DESCRIPTION OF THE TASK: Pictures are not part of the copy. Give again exactly the lines from the one with "Emit a Python" to the one with "import pandas as pd", inclusive.

----

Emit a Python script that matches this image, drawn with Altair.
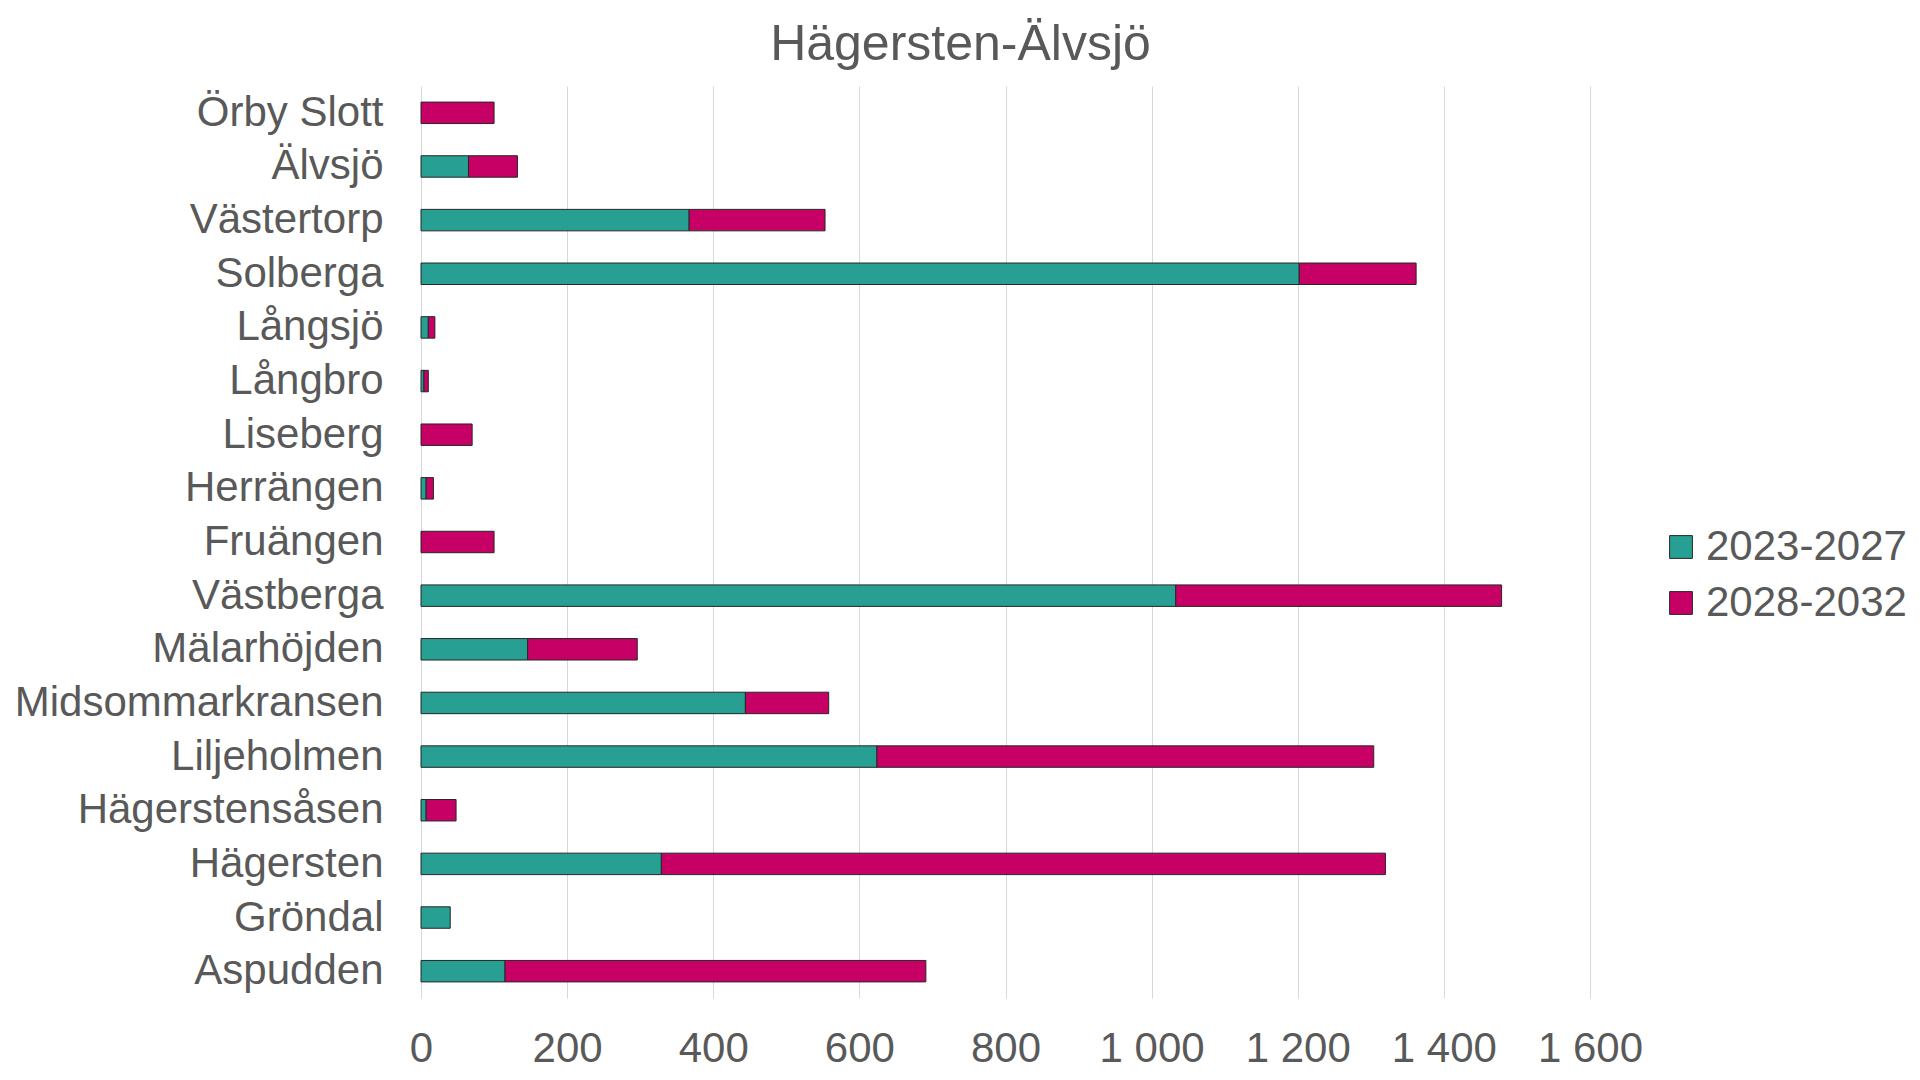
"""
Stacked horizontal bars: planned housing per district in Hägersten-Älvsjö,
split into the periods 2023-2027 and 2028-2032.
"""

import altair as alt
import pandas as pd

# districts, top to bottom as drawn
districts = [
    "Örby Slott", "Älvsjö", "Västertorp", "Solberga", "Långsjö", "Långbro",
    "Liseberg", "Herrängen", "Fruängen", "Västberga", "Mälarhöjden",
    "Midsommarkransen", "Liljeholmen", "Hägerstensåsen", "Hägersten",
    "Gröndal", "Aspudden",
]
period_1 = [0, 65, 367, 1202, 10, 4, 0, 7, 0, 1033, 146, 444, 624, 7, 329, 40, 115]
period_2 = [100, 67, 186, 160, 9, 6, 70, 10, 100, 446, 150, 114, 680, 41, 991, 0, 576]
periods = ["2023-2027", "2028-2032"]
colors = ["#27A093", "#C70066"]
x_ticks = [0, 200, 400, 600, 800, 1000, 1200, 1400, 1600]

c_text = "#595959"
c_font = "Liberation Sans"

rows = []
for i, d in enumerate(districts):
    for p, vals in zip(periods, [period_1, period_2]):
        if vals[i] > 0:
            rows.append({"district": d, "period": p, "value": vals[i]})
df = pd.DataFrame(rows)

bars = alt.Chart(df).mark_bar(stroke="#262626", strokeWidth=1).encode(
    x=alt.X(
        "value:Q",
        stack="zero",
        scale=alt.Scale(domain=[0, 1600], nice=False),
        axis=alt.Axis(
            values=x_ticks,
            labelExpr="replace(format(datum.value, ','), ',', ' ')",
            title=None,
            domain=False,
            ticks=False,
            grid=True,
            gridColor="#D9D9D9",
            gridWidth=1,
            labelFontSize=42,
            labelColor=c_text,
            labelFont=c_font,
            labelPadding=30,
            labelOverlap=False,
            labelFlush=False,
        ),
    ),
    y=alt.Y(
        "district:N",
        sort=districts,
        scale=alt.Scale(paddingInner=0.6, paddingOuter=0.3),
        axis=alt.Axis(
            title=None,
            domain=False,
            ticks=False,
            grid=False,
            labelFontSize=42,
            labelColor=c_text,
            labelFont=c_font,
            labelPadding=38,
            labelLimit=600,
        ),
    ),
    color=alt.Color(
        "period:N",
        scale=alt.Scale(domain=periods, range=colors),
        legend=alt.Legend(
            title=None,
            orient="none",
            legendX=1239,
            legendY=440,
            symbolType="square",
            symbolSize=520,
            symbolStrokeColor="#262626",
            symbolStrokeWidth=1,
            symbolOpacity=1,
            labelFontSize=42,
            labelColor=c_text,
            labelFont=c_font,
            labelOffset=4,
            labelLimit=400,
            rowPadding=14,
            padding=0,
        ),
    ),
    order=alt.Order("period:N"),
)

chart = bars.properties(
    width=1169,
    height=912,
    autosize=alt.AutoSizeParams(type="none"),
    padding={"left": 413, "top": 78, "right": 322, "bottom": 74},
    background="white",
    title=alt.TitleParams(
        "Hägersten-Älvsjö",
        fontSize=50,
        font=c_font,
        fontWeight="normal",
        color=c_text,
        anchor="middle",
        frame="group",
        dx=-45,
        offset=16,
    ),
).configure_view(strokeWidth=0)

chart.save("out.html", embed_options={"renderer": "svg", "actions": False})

----

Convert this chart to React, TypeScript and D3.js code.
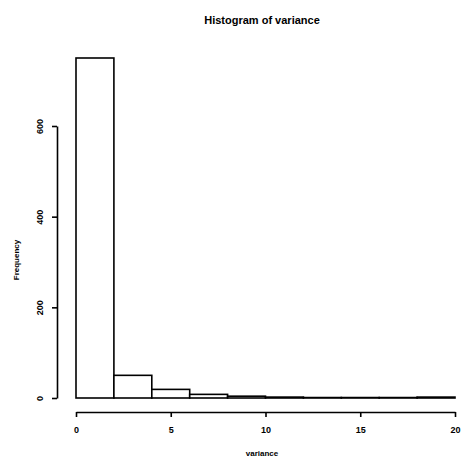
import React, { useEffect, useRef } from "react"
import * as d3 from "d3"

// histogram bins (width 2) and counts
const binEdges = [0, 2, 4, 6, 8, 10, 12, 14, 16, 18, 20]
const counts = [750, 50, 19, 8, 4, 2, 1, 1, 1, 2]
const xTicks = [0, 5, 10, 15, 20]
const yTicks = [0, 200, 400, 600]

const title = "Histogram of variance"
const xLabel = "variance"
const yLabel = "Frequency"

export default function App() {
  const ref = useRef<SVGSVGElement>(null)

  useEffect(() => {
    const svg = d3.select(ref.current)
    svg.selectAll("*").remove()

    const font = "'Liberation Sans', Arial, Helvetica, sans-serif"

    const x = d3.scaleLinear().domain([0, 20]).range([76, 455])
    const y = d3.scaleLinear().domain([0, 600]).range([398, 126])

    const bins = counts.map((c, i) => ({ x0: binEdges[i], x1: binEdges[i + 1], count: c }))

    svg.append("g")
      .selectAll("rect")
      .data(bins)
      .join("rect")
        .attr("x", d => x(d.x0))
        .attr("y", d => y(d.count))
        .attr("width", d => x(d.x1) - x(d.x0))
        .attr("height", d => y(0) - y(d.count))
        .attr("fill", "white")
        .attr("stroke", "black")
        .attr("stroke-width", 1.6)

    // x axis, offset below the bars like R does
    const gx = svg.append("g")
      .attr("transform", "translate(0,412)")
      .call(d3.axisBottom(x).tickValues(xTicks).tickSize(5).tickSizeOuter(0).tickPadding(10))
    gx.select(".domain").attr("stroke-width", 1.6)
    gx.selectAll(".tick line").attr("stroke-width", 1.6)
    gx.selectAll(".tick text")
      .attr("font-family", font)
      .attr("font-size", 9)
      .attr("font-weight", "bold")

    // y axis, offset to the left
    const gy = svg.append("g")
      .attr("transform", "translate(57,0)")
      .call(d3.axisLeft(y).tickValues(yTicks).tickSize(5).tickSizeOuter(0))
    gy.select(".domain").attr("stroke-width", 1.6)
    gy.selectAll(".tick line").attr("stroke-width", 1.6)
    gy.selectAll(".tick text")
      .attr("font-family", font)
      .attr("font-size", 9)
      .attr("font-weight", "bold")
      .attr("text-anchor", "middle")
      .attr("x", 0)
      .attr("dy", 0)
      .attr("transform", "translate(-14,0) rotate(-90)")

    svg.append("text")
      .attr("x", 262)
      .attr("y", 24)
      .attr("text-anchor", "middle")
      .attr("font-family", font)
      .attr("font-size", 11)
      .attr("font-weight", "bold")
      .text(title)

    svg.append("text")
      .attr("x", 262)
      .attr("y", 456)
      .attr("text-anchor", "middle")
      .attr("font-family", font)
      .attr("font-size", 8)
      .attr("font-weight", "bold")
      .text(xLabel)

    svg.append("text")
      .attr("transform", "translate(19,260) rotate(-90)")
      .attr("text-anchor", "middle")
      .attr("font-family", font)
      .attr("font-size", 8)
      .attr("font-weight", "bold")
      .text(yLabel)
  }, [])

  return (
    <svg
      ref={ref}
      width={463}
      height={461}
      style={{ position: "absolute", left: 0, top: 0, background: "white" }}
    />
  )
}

----

EXERCISE RESPONSE:
Emit a Python script that matches this image, drawn with Altair.
"""
Stacked horizontal bars: planned housing per district in Hägersten-Älvsjö,
split into the periods 2023-2027 and 2028-2032.
"""

import altair as alt
import pandas as pd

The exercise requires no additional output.